= JOB =
Give all the lines below again, exactly, with no pictures.
#####
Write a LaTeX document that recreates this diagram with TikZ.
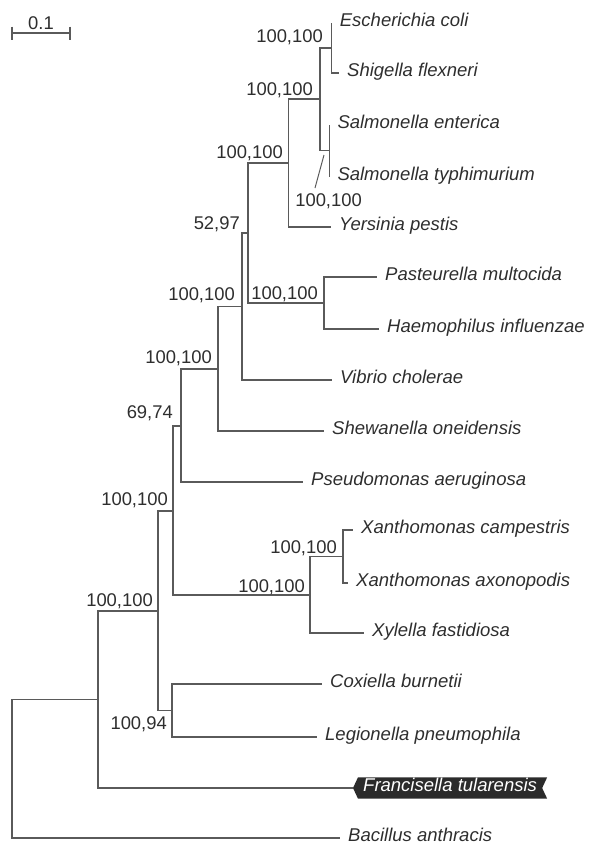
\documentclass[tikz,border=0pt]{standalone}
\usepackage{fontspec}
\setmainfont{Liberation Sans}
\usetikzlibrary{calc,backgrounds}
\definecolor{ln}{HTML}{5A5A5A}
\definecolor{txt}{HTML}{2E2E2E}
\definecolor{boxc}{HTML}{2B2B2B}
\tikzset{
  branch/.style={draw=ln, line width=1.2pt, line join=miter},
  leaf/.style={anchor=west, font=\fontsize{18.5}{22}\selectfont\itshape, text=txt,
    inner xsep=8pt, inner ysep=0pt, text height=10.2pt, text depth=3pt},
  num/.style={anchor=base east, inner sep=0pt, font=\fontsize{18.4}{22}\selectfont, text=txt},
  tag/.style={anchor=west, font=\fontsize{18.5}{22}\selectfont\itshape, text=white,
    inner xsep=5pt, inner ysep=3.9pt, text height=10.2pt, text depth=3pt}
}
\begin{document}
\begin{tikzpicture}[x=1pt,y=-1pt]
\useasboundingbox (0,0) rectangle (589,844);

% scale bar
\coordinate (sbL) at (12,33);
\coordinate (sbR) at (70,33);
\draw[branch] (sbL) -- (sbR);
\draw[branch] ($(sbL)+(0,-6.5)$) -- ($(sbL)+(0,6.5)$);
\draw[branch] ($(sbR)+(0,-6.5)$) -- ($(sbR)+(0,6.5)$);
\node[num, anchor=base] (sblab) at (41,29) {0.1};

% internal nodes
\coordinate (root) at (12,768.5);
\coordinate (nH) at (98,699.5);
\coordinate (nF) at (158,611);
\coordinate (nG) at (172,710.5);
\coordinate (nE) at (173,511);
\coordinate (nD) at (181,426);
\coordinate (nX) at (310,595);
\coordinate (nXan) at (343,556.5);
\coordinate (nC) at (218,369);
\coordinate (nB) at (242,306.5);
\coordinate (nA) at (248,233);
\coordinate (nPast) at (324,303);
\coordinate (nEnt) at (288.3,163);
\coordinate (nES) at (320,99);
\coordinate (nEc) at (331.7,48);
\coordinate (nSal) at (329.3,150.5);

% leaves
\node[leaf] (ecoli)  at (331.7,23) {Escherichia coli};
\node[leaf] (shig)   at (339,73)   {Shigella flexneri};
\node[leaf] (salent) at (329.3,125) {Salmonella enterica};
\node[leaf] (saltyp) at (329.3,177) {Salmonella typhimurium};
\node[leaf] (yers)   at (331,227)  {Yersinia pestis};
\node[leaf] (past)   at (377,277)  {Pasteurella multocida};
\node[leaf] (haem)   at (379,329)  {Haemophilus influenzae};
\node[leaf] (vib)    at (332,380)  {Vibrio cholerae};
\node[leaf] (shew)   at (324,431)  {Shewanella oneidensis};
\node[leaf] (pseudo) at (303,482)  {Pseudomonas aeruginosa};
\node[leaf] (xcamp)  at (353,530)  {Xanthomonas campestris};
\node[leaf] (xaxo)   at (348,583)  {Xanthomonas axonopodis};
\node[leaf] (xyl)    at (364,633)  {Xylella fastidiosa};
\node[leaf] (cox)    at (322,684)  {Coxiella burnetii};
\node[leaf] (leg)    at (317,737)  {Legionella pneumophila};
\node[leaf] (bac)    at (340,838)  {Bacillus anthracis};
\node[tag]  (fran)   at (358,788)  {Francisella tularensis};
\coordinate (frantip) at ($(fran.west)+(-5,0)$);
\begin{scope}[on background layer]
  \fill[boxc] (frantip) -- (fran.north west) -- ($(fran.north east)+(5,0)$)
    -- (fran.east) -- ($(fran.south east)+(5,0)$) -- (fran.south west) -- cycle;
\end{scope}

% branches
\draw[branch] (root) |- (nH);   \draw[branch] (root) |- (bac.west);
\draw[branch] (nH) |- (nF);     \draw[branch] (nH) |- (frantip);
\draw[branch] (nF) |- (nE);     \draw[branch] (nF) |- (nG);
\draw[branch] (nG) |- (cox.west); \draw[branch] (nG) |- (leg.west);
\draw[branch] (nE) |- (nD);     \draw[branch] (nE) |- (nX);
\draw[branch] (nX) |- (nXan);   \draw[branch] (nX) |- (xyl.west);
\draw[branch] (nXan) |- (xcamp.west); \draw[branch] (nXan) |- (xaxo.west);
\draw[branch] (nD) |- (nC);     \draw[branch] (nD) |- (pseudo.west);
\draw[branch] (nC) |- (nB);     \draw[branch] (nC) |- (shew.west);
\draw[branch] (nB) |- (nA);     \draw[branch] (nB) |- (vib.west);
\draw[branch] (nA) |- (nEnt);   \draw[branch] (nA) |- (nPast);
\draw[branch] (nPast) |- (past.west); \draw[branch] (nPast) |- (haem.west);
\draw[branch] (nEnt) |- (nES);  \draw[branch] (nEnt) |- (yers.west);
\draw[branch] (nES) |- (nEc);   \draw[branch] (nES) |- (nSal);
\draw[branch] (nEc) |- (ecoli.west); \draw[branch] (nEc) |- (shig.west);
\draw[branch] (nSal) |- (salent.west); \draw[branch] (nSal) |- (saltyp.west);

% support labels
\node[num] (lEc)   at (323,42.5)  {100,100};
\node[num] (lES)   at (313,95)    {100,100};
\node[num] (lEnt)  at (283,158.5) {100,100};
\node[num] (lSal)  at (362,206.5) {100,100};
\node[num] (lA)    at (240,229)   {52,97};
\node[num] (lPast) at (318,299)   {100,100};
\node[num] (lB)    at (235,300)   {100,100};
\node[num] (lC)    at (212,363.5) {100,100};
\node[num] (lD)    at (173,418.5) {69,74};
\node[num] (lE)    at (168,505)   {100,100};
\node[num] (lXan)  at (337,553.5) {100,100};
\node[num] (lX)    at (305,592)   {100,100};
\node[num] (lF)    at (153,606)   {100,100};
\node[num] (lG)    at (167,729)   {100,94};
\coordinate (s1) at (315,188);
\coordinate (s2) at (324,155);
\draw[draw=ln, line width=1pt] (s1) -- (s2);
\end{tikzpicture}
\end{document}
#####
= ANSWER TO THE EXERCISE =
Write a LaTeX document that recreates this diagram with TikZ.
\documentclass[tikz,border=0pt]{standalone}
\usepackage{fontspec}
\setmainfont{Liberation Sans}
\usetikzlibrary{calc,backgrounds}
\definecolor{ln}{HTML}{5A5A5A}
\definecolor{txt}{HTML}{2E2E2E}
\definecolor{boxc}{HTML}{2B2B2B}
\tikzset{
  branch/.style={draw=ln, line width=1.2pt, line join=miter},
  leaf/.style={anchor=west, font=\fontsize{18.5}{22}\selectfont\itshape, text=txt,
    inner xsep=8pt, inner ysep=0pt, text height=10.2pt, text depth=3pt},
  num/.style={anchor=base east, inner sep=0pt, font=\fontsize{18.4}{22}\selectfont, text=txt},
  tag/.style={anchor=west, font=\fontsize{18.5}{22}\selectfont\itshape, text=white,
    inner xsep=5pt, inner ysep=3.9pt, text height=10.2pt, text depth=3pt}
}
\begin{document}
\begin{tikzpicture}[x=1pt,y=-1pt]
\useasboundingbox (0,0) rectangle (589,844);

% scale bar
\coordinate (sbL) at (12,33);
\coordinate (sbR) at (70,33);
\draw[branch] (sbL) -- (sbR);
\draw[branch] ($(sbL)+(0,-6.5)$) -- ($(sbL)+(0,6.5)$);
\draw[branch] ($(sbR)+(0,-6.5)$) -- ($(sbR)+(0,6.5)$);
\node[num, anchor=base] (sblab) at (41,29) {0.1};

% internal nodes
\coordinate (root) at (12,768.5);
\coordinate (nH) at (98,699.5);
\coordinate (nF) at (158,611);
\coordinate (nG) at (172,710.5);
\coordinate (nE) at (173,511);
\coordinate (nD) at (181,426);
\coordinate (nX) at (310,595);
\coordinate (nXan) at (343,556.5);
\coordinate (nC) at (218,369);
\coordinate (nB) at (242,306.5);
\coordinate (nA) at (248,233);
\coordinate (nPast) at (324,303);
\coordinate (nEnt) at (288.3,163);
\coordinate (nES) at (320,99);
\coordinate (nEc) at (331.7,48);
\coordinate (nSal) at (329.3,150.5);

% leaves
\node[leaf] (ecoli)  at (331.7,23) {Escherichia coli};
\node[leaf] (shig)   at (339,73)   {Shigella flexneri};
\node[leaf] (salent) at (329.3,125) {Salmonella enterica};
\node[leaf] (saltyp) at (329.3,177) {Salmonella typhimurium};
\node[leaf] (yers)   at (331,227)  {Yersinia pestis};
\node[leaf] (past)   at (377,277)  {Pasteurella multocida};
\node[leaf] (haem)   at (379,329)  {Haemophilus influenzae};
\node[leaf] (vib)    at (332,380)  {Vibrio cholerae};
\node[leaf] (shew)   at (324,431)  {Shewanella oneidensis};
\node[leaf] (pseudo) at (303,482)  {Pseudomonas aeruginosa};
\node[leaf] (xcamp)  at (353,530)  {Xanthomonas campestris};
\node[leaf] (xaxo)   at (348,583)  {Xanthomonas axonopodis};
\node[leaf] (xyl)    at (364,633)  {Xylella fastidiosa};
\node[leaf] (cox)    at (322,684)  {Coxiella burnetii};
\node[leaf] (leg)    at (317,737)  {Legionella pneumophila};
\node[leaf] (bac)    at (340,838)  {Bacillus anthracis};
\node[tag]  (fran)   at (358,788)  {Francisella tularensis};
\coordinate (frantip) at ($(fran.west)+(-5,0)$);
\begin{scope}[on background layer]
  \fill[boxc] (frantip) -- (fran.north west) -- ($(fran.north east)+(5,0)$)
    -- (fran.east) -- ($(fran.south east)+(5,0)$) -- (fran.south west) -- cycle;
\end{scope}

% branches
\draw[branch] (root) |- (nH);   \draw[branch] (root) |- (bac.west);
\draw[branch] (nH) |- (nF);     \draw[branch] (nH) |- (frantip);
\draw[branch] (nF) |- (nE);     \draw[branch] (nF) |- (nG);
\draw[branch] (nG) |- (cox.west); \draw[branch] (nG) |- (leg.west);
\draw[branch] (nE) |- (nD);     \draw[branch] (nE) |- (nX);
\draw[branch] (nX) |- (nXan);   \draw[branch] (nX) |- (xyl.west);
\draw[branch] (nXan) |- (xcamp.west); \draw[branch] (nXan) |- (xaxo.west);
\draw[branch] (nD) |- (nC);     \draw[branch] (nD) |- (pseudo.west);
\draw[branch] (nC) |- (nB);     \draw[branch] (nC) |- (shew.west);
\draw[branch] (nB) |- (nA);     \draw[branch] (nB) |- (vib.west);
\draw[branch] (nA) |- (nEnt);   \draw[branch] (nA) |- (nPast);
\draw[branch] (nPast) |- (past.west); \draw[branch] (nPast) |- (haem.west);
\draw[branch] (nEnt) |- (nES);  \draw[branch] (nEnt) |- (yers.west);
\draw[branch] (nES) |- (nEc);   \draw[branch] (nES) |- (nSal);
\draw[branch] (nEc) |- (ecoli.west); \draw[branch] (nEc) |- (shig.west);
\draw[branch] (nSal) |- (salent.west); \draw[branch] (nSal) |- (saltyp.west);

% support labels
\node[num] (lEc)   at (323,42.5)  {100,100};
\node[num] (lES)   at (313,95)    {100,100};
\node[num] (lEnt)  at (283,158.5) {100,100};
\node[num] (lSal)  at (362,206.5) {100,100};
\node[num] (lA)    at (240,229)   {52,97};
\node[num] (lPast) at (318,299)   {100,100};
\node[num] (lB)    at (235,300)   {100,100};
\node[num] (lC)    at (212,363.5) {100,100};
\node[num] (lD)    at (173,418.5) {69,74};
\node[num] (lE)    at (168,505)   {100,100};
\node[num] (lXan)  at (337,553.5) {100,100};
\node[num] (lX)    at (305,592)   {100,100};
\node[num] (lF)    at (153,606)   {100,100};
\node[num] (lG)    at (167,729)   {100,94};
\coordinate (s1) at (315,188);
\coordinate (s2) at (324,155);
\draw[draw=ln, line width=1pt] (s1) -- (s2);
\end{tikzpicture}
\end{document}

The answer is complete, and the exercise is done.